Given task
Look through the records below and collect all lines that hold the string "this".

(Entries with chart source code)
•••

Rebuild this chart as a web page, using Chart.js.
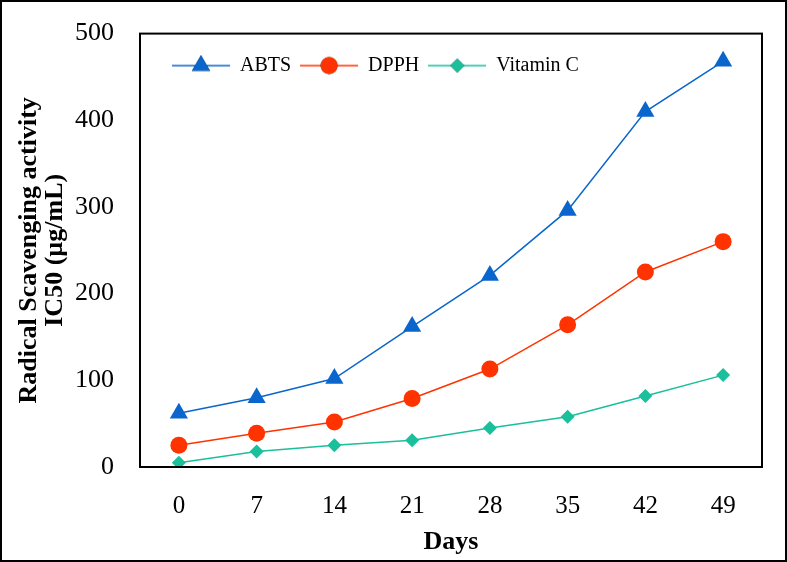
<!DOCTYPE html>
<html>
<head>
<meta charset="utf-8">
<script src="https://cdn.jsdelivr.net/npm/chart.js@4.4.1/dist/chart.umd.min.js"></script>
<style>
  body { margin: 0; background: #fff; }
  #wrap { position: relative; width: 787px; height: 562px; }
  #frame { position: absolute; left: 0; top: 0; width: 787px; height: 562px; box-sizing: border-box; border: 2px solid #000; pointer-events: none; }
</style>
</head>
<body>
<div id="wrap">
  <canvas id="chart" width="787" height="562"></canvas>
  <div id="frame"></div>
</div>
<script>
const days = ['0', '7', '14', '21', '28', '35', '42', '49'];
const abts = [62, 80, 102, 162, 221, 296, 410, 468];
const dpph = [25, 39, 52, 79, 113, 164, 225, 260];
const vitaminC = [5, 18, 25, 31, 45, 58, 82, 106];
const yTicks = [0, 100, 200, 300, 400, 500];

const serif = 'Liberation Serif';

// small line + marker picture for each legend entry
function legendIcon(color, style, r) {
    const c = document.createElement('canvas');
    c.width = 58;
    c.height = 22;
    const g = c.getContext('2d');
    g.strokeStyle = color;
    g.lineWidth = 1.5;
    g.beginPath();
    g.moveTo(0, 11);
    g.lineTo(58, 11);
    g.stroke();
    Chart.helpers.drawPoint(g, { pointStyle: style, radius: r, borderWidth: 0 }, 29, 11);
    g.fillStyle = color;
    g.fill();
    return c;
}

// legend sits inside the plot box, so it takes no room in the layout
const boxPlugin = {
    id: 'box',
    afterInit(chart) {
        const lg = chart.legend;
        const fit = lg.fit;
        lg.fit = function () {
            fit.call(this);
            this.realHeight = this.height;
            this.height = 0;
        };
    },
    beforeDraw(chart) {
        const a = chart.chartArea;
        const lg = chart.legend;
        lg.left = a.left + 23;
        lg.width = a.right - a.left - 23;
        lg.right = lg.left + lg.width;
        lg.top = a.top + 13;
        lg.height = lg.realHeight;
        lg.bottom = lg.top + lg.height;
    },
    afterDraw(chart) {
        const a = chart.chartArea;
        const ctx = chart.ctx;
        ctx.save();
        ctx.strokeStyle = '#000';
        ctx.lineWidth = 2;
        ctx.strokeRect(a.left, a.top, a.right - a.left, a.bottom - a.top);
        ctx.restore();
    }
};

function series(label, data, color, style, r) {
    return {
        label: label,
        data: data,
        borderColor: color,
        backgroundColor: color,
        borderWidth: 1.5,
        pointStyle: style,
        pointRadius: r,
        pointBorderWidth: 0,
        legendIcon: legendIcon(color, style, r)
    };
}

const ctx = document.getElementById('chart').getContext('2d');
new Chart(ctx, {
    type: 'line',
    data: {
        labels: days,
        datasets: [
            series('ABTS', abts, '#0A66CC', 'triangle', 10.5),
            series('DPPH', dpph, '#FF3300', 'circle', 8.5),
            series('Vitamin C', vitaminC, '#1ABF9B', 'rectRot', 7)
        ]
    },
    options: {
        responsive: false,
        animation: false,
        layout: { padding: { left: 12, right: 25, top: 23, bottom: 0 } },
        plugins: {
            legend: {
                position: 'top',
                align: 'start',
                labels: {
                    usePointStyle: true,
                    pointStyleWidth: 58,
                    padding: 9,
                    color: '#000',
                    font: { family: serif, size: 20 },
                    generateLabels(chart) {
                        return chart.data.datasets.map((d, i) => ({
                            text: d.label,
                            pointStyle: d.legendIcon,
                            fillStyle: d.borderColor,
                            strokeStyle: d.borderColor,
                            lineWidth: 0,
                            datasetIndex: i
                        }));
                    }
                }
            },
            tooltip: { enabled: false }
        },
        scales: {
            x: {
                offset: true,
                grid: { display: false },
                border: { display: false },
                ticks: { color: '#000', padding: 16, font: { family: serif, size: 25 } },
                title: {
                    display: true,
                    text: 'Days',
                    color: '#000',
                    padding: { top: 12 },
                    font: { family: serif, size: 26, weight: 'bold' }
                },
                afterFit(s) { s.height = 95; }
            },
            y: {
                min: 0,
                max: 500,
                grid: { display: false },
                border: { display: false },
                afterBuildTicks(s) { s.ticks = yTicks.map(v => ({ value: v })); },
                ticks: { color: '#000', padding: 18, font: { family: serif, size: 26 } },
                title: {
                    display: true,
                    text: ['Radical Scavenging activity', 'IC50 (µg/mL)'],
                    color: '#000',
                    padding: { top: 4, bottom: 0 },
                    font: { family: serif, size: 26, weight: 'bold', lineHeight: 1.0 }
                },
                afterFit(s) { s.width = 128; }
            }
        }
    },
    plugins: [boxPlugin]
});
</script>
</body>
</html>
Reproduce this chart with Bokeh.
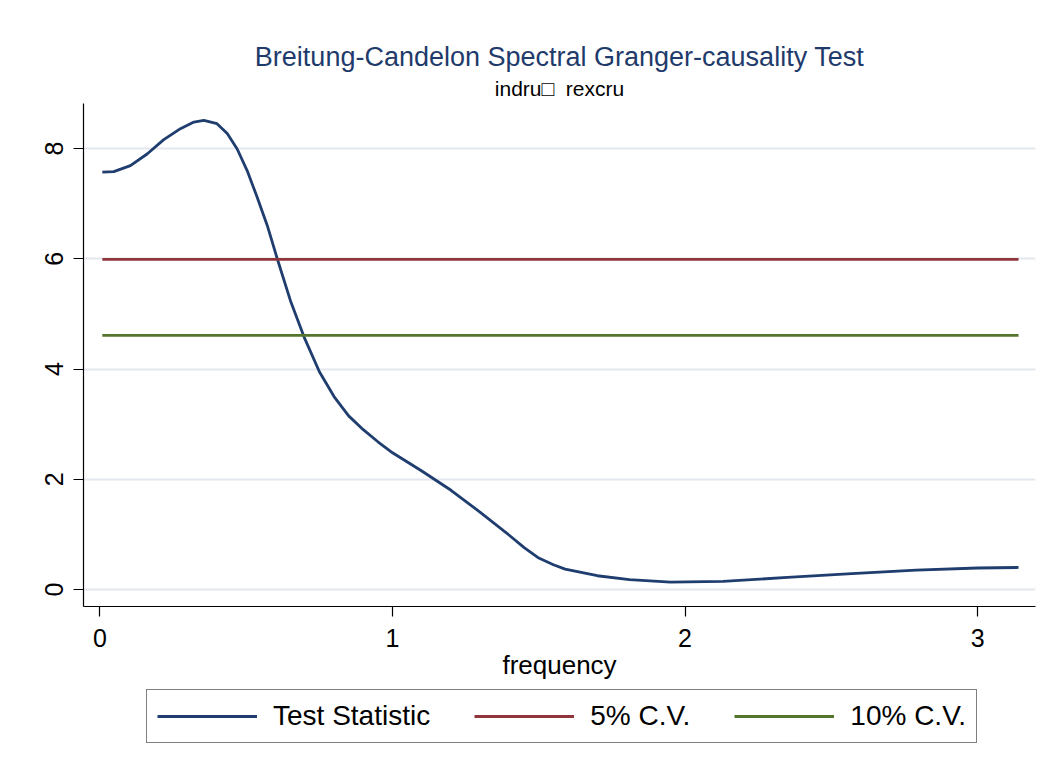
from bokeh.plotting import figure
from bokeh.layouts import column
from bokeh.models import Range1d, Title, Legend, LegendItem, FixedTicker, ColumnDataSource
from bokeh.embed import file_html
from bokeh.resources import INLINE

# ---- data ----
frequency = [0.008, 0.047, 0.104, 0.161, 0.218, 0.275, 0.321, 0.355, 0.40, 0.435,
             0.469, 0.503, 0.537, 0.572, 0.606, 0.651, 0.70, 0.75, 0.80, 0.85,
             0.90, 0.95, 1.00, 1.10, 1.20, 1.30, 1.40, 1.45, 1.50, 1.55, 1.59, 1.70,
             1.81, 1.95, 2.13, 2.35, 2.57, 2.79, 3.00, 3.14]
test_stat = [7.57, 7.58, 7.69, 7.90, 8.16, 8.36, 8.48, 8.51, 8.45, 8.27,
             7.99, 7.60, 7.12, 6.60, 6.00, 5.24, 4.55, 3.95, 3.50, 3.15,
             2.90, 2.68, 2.48, 2.15, 1.80, 1.40, 0.98, 0.76, 0.57, 0.45, 0.37, 0.25,
             0.18, 0.135, 0.147, 0.22, 0.29, 0.35, 0.39, 0.40]
cv5 = [5.99] * len(frequency)
cv10 = [4.61] * len(frequency)
x_ticks = [0, 1, 2, 3]
y_ticks = [0, 2, 4, 6, 8]
series_names = ["Test Statistic", "5% C.V.", "10% C.V."]
series_colors = ["#1f3d6e", "#90353b", "#55752f"]

FONT = "Liberation Sans"

src = ColumnDataSource(dict(x=frequency, ts=test_stat, cv5=cv5, cv10=cv10))

plot = figure(frame_width=952, frame_height=503, output_backend="svg", toolbar_location=None,
              x_range=Range1d(-0.0564, 3.198), y_range=Range1d(-0.308, 8.816),
              min_border_left=83, min_border_right=7, min_border_top=103, min_border_bottom=82)
plot.background_fill_color = "white"
plot.border_fill_color = "white"
plot.outline_line_color = None

plot.line("x", "ts", source=src, line_color=series_colors[0], line_width=2.8)
plot.line("x", "cv5", source=src, line_color=series_colors[1], line_width=2.8)
plot.line("x", "cv10", source=src, line_color=series_colors[2], line_width=2.8)

# axes
plot.xaxis.ticker = FixedTicker(ticks=x_ticks)
plot.yaxis.ticker = FixedTicker(ticks=y_ticks)
for ax in (plot.xaxis[0], plot.yaxis[0]):
    ax.axis_line_color = "black"
    ax.axis_line_width = 1.2
    ax.major_tick_line_color = "black"
    ax.major_tick_line_width = 1.2
    ax.major_tick_out = 10
    ax.major_tick_in = 0
    ax.minor_tick_line_color = None
    ax.major_label_text_font = FONT
    ax.major_label_text_font_size = "25px"
    ax.major_label_text_color = "black"
plot.yaxis.major_label_orientation = "vertical"
plot.yaxis.major_label_standoff = 10
plot.xaxis.major_label_standoff = 12
plot.xaxis.axis_label = "frequency"
plot.xaxis.axis_label_text_font = FONT
plot.xaxis.axis_label_text_font_size = "26px"
plot.xaxis.axis_label_text_font_style = "normal"
plot.xaxis.axis_label_text_color = "black"
plot.xaxis.axis_label_standoff = 0

plot.xgrid.grid_line_color = None
plot.ygrid.grid_line_color = "#e3e7f0"
plot.ygrid.grid_line_width = 2

# titles
plot.title = None
sub = Title(text="indru\u25a1\u00a0\u00a0rexcru", align="center", text_font=FONT,
            text_font_size="21px", text_font_style="normal", text_color="black",
            standoff=7)
plot.add_layout(sub, "above")
main = Title(text="Breitung-Candelon Spectral Granger-causality Test", align="center",
             text_font=FONT, text_font_size="27px", text_font_style="normal",
             text_color="#1f3b6b", standoff=0)
plot.add_layout(main, "above")

# legend strip (separate figure below the plot; frames are aligned by the column)
leg = figure(width=1042, height=80, output_backend="svg", toolbar_location=None,
             x_range=Range1d(-20, -19), y_range=Range1d(-20, -19),
             x_axis_type=None, y_axis_type=None,
             min_border_left=0, min_border_right=0, min_border_top=0, min_border_bottom=0)
leg.outline_line_color = None
leg.grid.grid_line_color = None
leg.background_fill_color = "white"
leg.border_fill_color = "white"
l1 = leg.line("x", "ts", source=src, line_color=series_colors[0], line_width=2.8)
l2 = leg.line("x", "cv5", source=src, line_color=series_colors[1], line_width=2.8)
l3 = leg.line("x", "cv10", source=src, line_color=series_colors[2], line_width=2.8)

legend = Legend(items=[LegendItem(label=series_names[0], renderers=[l1]),
                       LegendItem(label=series_names[1], renderers=[l2]),
                       LegendItem(label=series_names[2], renderers=[l3])],
                orientation="horizontal", location=(63, 25))
legend.label_text_font = FONT
legend.label_text_font_size = "28px"
legend.label_text_color = "black"
legend.glyph_width = 100
legend.glyph_height = 24
legend.label_standoff = 16
legend.spacing = 44
legend.padding = 10
legend.margin = 0
legend.border_line_color = "black"
legend.border_line_width = 1.2
legend.background_fill_color = "white"
leg.add_layout(legend, "center")

p = column(plot, leg, spacing=0)

open("out.html", "w").write(file_html(p, INLINE))
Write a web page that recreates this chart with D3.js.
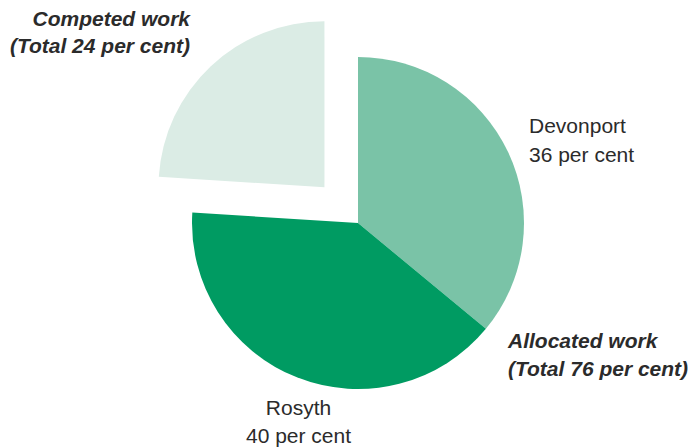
<!DOCTYPE html>
<html>
<head>
<meta charset="utf-8">
<script src="https://cdn.jsdelivr.net/npm/d3@7/dist/d3.min.js"></script>
<style>
  html, body { margin: 0; padding: 0; background: #fff; }
  svg { display: block; }
  text { font-family: "Liberation Sans", Arial, Helvetica, sans-serif; fill: #2b2b2b; }
</style>
</head>
<body>
<svg id="chart" width="696" height="447"></svg>
<script>
// Shares of work, in per cent
const categories = ["Devonport", "Rosyth", "Competed work"];
const values = [36, 40, 24];
const colors = ["#7ac3a7", "#009b62", "#dbece5"];
const exploded = [false, false, true];

const width = 696, height = 447;
const cx = 358, cy = 223, radius = 166, explodeBy = 49;

const svg = d3.select("#chart");

const pie = d3.pie().sort(null).value(d => d.value).startAngle(0).endAngle(2 * Math.PI);
const arc = d3.arc().innerRadius(0).outerRadius(radius);

const data = categories.map((c, i) => ({ name: c, value: values[i], color: colors[i], out: exploded[i] }));
const arcs = pie(data);

const g = svg.append("g").attr("transform", `translate(${cx},${cy})`);

g.selectAll("path")
  .data(arcs)
  .join("path")
  .attr("d", arc)
  .attr("fill", d => d.data.color)
  .attr("transform", d => {
    if (!d.data.out) return null;
    const mid = (d.startAngle + d.endAngle) / 2;
    return `translate(${Math.sin(mid) * explodeBy},${-Math.cos(mid) * explodeBy})`;
  });

// Labels
function label(lines, x, y, anchor, bold, lh) {
  const t = svg.append("text")
    .attr("text-anchor", anchor)
    .style("font-size", "21px")
    .style("font-weight", bold ? "bold" : "normal")
    .style("font-style", bold ? "italic" : "normal");
  lines.forEach((s, i) => t.append("tspan").attr("x", x).attr("y", y + i * lh).text(s));
}

label(["Competed work", `(Total ${values[2]} per cent)`], 190, 26, "end", true, 27);
label([categories[0], `${values[0]} per cent`], 529, 133, "start", false, 29);
label(["Allocated work", `(Total ${values[0] + values[1]} per cent)`], 508, 348, "start", true, 28);
label([categories[1], `${values[1]} per cent`], 298.5, 415, "middle", false, 28);
</script>
</body>
</html>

•••

Expected output
Rebuild this chart as a web page, using Chart.js.
            fit.call(this);
            this.realHeight = this.height;
            this.height = 0;
Reproduce this chart with Bokeh.
Write a web page that recreates this chart with D3.js.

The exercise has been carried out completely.